For the copy, please give all of the data again exactly and leave the pictures out.

_Information shown:_
##############################
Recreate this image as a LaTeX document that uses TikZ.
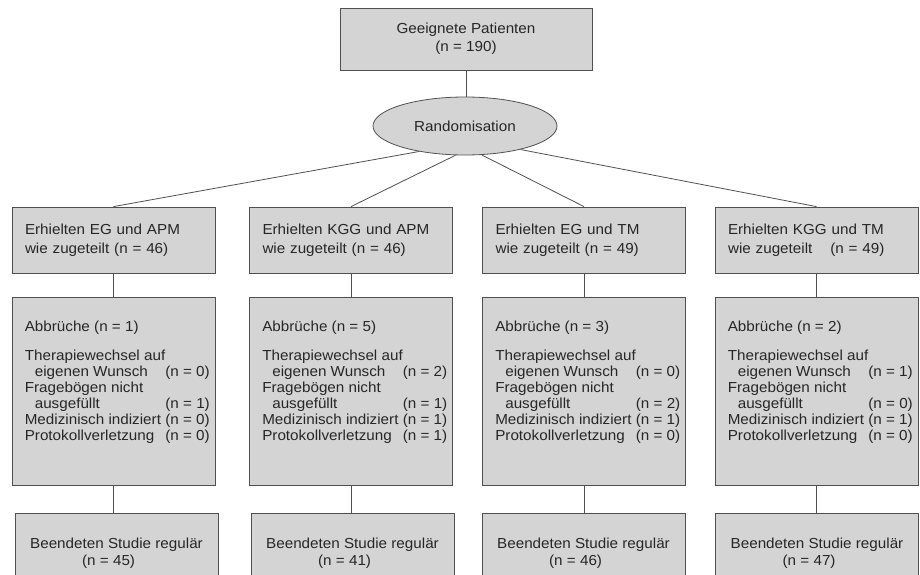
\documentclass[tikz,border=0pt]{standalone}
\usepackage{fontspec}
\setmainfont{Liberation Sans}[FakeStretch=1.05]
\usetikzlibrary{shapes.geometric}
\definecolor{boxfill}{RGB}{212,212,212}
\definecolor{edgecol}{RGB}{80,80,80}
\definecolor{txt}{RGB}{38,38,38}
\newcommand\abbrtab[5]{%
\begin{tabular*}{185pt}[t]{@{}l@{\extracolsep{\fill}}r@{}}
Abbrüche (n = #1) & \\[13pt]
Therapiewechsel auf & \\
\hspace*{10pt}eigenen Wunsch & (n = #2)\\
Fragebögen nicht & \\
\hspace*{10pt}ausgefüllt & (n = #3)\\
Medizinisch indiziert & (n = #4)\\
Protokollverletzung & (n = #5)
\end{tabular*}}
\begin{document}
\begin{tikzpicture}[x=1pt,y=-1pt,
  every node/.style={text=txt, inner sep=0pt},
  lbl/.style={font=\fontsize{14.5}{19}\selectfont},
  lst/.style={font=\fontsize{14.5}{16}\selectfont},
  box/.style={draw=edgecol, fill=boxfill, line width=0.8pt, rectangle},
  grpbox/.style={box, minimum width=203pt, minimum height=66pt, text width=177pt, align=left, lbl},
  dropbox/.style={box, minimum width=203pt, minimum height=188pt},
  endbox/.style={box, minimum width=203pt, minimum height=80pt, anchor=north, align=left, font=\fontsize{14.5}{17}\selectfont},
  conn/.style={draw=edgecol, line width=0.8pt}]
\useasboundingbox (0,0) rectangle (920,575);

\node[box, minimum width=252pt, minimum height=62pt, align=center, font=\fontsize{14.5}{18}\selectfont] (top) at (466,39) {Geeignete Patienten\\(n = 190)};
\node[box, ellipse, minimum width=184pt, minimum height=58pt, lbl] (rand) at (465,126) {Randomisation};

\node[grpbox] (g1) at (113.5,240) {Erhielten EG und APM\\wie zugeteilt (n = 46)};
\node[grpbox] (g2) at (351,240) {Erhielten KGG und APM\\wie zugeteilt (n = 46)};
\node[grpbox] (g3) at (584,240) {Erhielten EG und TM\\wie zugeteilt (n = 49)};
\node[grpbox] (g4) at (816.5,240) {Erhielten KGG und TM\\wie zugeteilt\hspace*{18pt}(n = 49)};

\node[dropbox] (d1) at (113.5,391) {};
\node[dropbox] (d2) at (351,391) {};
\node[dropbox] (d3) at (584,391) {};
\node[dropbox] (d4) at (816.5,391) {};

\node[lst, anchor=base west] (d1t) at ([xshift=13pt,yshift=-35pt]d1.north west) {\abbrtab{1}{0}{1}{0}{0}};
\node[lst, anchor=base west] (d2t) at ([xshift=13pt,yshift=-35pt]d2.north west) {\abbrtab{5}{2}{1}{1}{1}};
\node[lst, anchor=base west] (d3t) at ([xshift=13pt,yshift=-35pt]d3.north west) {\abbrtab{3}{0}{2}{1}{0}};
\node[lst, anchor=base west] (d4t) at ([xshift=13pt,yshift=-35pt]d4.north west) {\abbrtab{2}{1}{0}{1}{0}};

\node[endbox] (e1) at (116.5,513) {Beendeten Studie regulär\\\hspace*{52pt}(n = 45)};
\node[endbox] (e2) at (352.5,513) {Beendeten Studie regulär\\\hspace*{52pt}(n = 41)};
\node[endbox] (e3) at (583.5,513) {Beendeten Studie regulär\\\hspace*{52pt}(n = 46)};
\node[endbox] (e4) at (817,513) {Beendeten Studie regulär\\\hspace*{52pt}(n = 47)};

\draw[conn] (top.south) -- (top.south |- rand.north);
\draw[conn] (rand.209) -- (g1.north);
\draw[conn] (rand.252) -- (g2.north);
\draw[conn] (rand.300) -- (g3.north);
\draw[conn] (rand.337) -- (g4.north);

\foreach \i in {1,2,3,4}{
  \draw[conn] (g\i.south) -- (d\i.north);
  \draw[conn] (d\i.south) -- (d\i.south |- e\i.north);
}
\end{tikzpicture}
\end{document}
##############################
_The output:_
Recreate this image as a LaTeX document that uses TikZ.
\documentclass[tikz,border=0pt]{standalone}
\usepackage{fontspec}
\setmainfont{Liberation Sans}[FakeStretch=1.05]
\usetikzlibrary{shapes.geometric}
\definecolor{boxfill}{RGB}{212,212,212}
\definecolor{edgecol}{RGB}{80,80,80}
\definecolor{txt}{RGB}{38,38,38}
\newcommand\abbrtab[5]{%
\begin{tabular*}{185pt}[t]{@{}l@{\extracolsep{\fill}}r@{}}
Abbrüche (n = #1) & \\[13pt]
Therapiewechsel auf & \\
\hspace*{10pt}eigenen Wunsch & (n = #2)\\
Fragebögen nicht & \\
\hspace*{10pt}ausgefüllt & (n = #3)\\
Medizinisch indiziert & (n = #4)\\
Protokollverletzung & (n = #5)
\end{tabular*}}
\begin{document}
\begin{tikzpicture}[x=1pt,y=-1pt,
  every node/.style={text=txt, inner sep=0pt},
  lbl/.style={font=\fontsize{14.5}{19}\selectfont},
  lst/.style={font=\fontsize{14.5}{16}\selectfont},
  box/.style={draw=edgecol, fill=boxfill, line width=0.8pt, rectangle},
  grpbox/.style={box, minimum width=203pt, minimum height=66pt, text width=177pt, align=left, lbl},
  dropbox/.style={box, minimum width=203pt, minimum height=188pt},
  endbox/.style={box, minimum width=203pt, minimum height=80pt, anchor=north, align=left, font=\fontsize{14.5}{17}\selectfont},
  conn/.style={draw=edgecol, line width=0.8pt}]
\useasboundingbox (0,0) rectangle (920,575);

\node[box, minimum width=252pt, minimum height=62pt, align=center, font=\fontsize{14.5}{18}\selectfont] (top) at (466,39) {Geeignete Patienten\\(n = 190)};
\node[box, ellipse, minimum width=184pt, minimum height=58pt, lbl] (rand) at (465,126) {Randomisation};

\node[grpbox] (g1) at (113.5,240) {Erhielten EG und APM\\wie zugeteilt (n = 46)};
\node[grpbox] (g2) at (351,240) {Erhielten KGG und APM\\wie zugeteilt (n = 46)};
\node[grpbox] (g3) at (584,240) {Erhielten EG und TM\\wie zugeteilt (n = 49)};
\node[grpbox] (g4) at (816.5,240) {Erhielten KGG und TM\\wie zugeteilt\hspace*{18pt}(n = 49)};

\node[dropbox] (d1) at (113.5,391) {};
\node[dropbox] (d2) at (351,391) {};
\node[dropbox] (d3) at (584,391) {};
\node[dropbox] (d4) at (816.5,391) {};

\node[lst, anchor=base west] (d1t) at ([xshift=13pt,yshift=-35pt]d1.north west) {\abbrtab{1}{0}{1}{0}{0}};
\node[lst, anchor=base west] (d2t) at ([xshift=13pt,yshift=-35pt]d2.north west) {\abbrtab{5}{2}{1}{1}{1}};
\node[lst, anchor=base west] (d3t) at ([xshift=13pt,yshift=-35pt]d3.north west) {\abbrtab{3}{0}{2}{1}{0}};
\node[lst, anchor=base west] (d4t) at ([xshift=13pt,yshift=-35pt]d4.north west) {\abbrtab{2}{1}{0}{1}{0}};

\node[endbox] (e1) at (116.5,513) {Beendeten Studie regulär\\\hspace*{52pt}(n = 45)};
\node[endbox] (e2) at (352.5,513) {Beendeten Studie regulär\\\hspace*{52pt}(n = 41)};
\node[endbox] (e3) at (583.5,513) {Beendeten Studie regulär\\\hspace*{52pt}(n = 46)};
\node[endbox] (e4) at (817,513) {Beendeten Studie regulär\\\hspace*{52pt}(n = 47)};

\draw[conn] (top.south) -- (top.south |- rand.north);
\draw[conn] (rand.209) -- (g1.north);
\draw[conn] (rand.252) -- (g2.north);
\draw[conn] (rand.300) -- (g3.north);
\draw[conn] (rand.337) -- (g4.north);

\foreach \i in {1,2,3,4}{
  \draw[conn] (g\i.south) -- (d\i.north);
  \draw[conn] (d\i.south) -- (d\i.south |- e\i.north);
}
\end{tikzpicture}
\end{document}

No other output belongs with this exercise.